Congrats! I'm sure you'll be having a lot of fun with it!


----------



## AceDan (Jan 24, 2013)

Patriot said:


> as BVH stated, it's all normal.
> 
> Congrats! I'm sure you'll be having a lot of fun with it!



Cheers Patriot. Nice to hear that from you and BVH. Two nice pros.


----------



## AceDan (Jan 24, 2013)

Question regarding charging the PH50:

If I've half power left in the batt indicated via the green LEDs, is it recommended to run batt down or able to stick back on the charger?
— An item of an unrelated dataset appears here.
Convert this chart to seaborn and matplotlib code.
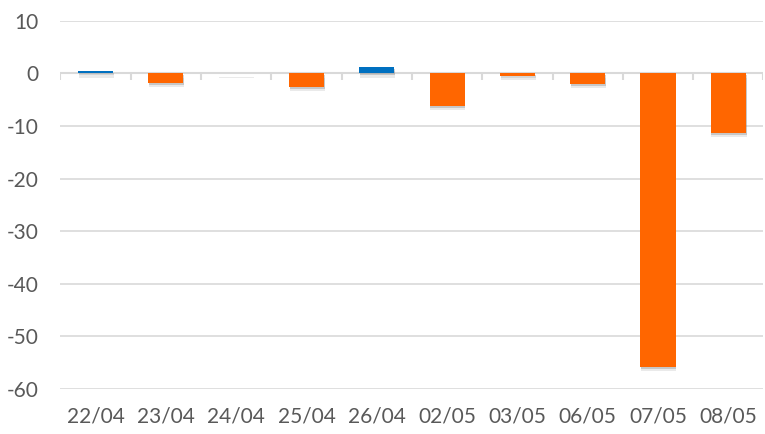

I want a new full charge ready to take out. 
Thanks.


----------



## Dmitriyrus (Jan 24, 2013)

Lithium batteries do not require a full discharge for the subsequent charge


----------



## AceDan (Jan 25, 2013)

Dmitriyrus said:


> Lithium batteries do not require a full discharge for the subsequent charge



Cheers for this  Appreciated.


----------



## SANTIOS (Jan 26, 2013)

It´s normal.


----------



## AceDan (Jan 27, 2013)

SANTIOS said:


> It´s normal.



Pleased to hear it. Although I've not noticed the sodium move around the glass like the FAQ suggests on the Polarion website. So far, it's stayed exactly as I found it. Maybe I'm not getting the bulb hot enough for longer duration.


----------